> [Brief] Repeat the listing below word for word, stopping after the line that contains "const percentLabels = ['35%', '8%', '6%', '10%', '1%', '40%'];".

Given information start

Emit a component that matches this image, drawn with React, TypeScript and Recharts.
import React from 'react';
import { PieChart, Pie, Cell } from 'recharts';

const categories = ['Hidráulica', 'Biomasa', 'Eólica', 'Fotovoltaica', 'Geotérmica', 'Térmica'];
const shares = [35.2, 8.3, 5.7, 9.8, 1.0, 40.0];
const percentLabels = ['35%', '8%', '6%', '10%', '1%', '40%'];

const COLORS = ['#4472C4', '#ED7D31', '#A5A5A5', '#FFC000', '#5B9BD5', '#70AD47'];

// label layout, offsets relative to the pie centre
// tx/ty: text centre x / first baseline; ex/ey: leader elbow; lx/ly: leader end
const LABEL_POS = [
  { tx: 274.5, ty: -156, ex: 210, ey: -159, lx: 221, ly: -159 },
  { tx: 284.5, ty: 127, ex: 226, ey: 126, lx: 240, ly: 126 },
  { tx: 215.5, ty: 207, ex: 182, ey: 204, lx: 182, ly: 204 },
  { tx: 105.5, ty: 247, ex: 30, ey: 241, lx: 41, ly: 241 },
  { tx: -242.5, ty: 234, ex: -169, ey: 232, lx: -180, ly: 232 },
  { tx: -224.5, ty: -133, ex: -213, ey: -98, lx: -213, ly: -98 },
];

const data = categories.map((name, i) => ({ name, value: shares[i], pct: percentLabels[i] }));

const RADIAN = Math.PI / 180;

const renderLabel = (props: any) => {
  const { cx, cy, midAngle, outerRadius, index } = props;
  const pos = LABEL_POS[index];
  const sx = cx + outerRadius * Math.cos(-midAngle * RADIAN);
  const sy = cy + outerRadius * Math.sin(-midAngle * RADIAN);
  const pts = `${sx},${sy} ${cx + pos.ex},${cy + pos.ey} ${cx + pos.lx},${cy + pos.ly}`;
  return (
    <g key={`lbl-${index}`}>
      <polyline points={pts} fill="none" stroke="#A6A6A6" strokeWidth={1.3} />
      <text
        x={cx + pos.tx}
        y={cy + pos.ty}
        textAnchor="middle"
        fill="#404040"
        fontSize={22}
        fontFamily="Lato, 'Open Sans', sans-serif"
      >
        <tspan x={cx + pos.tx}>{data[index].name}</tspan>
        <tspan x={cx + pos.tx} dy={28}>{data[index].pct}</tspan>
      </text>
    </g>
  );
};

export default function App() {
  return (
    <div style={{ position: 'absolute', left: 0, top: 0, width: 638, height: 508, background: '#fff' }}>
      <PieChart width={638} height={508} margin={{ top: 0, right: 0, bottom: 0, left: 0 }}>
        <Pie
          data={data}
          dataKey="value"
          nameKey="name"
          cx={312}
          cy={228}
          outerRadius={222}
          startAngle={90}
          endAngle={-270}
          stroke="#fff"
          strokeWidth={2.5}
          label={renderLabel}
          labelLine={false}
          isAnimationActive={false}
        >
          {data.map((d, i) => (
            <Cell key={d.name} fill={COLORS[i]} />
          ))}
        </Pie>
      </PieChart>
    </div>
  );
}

Given information end

> [Written answer]
Emit a component that matches this image, drawn with React, TypeScript and Recharts.
import React from 'react';
import { PieChart, Pie, Cell } from 'recharts';

const categories = ['Hidráulica', 'Biomasa', 'Eólica', 'Fotovoltaica', 'Geotérmica', 'Térmica'];
const shares = [35.2, 8.3, 5.7, 9.8, 1.0, 40.0];
const percentLabels = ['35%', '8%', '6%', '10%', '1%', '40%'];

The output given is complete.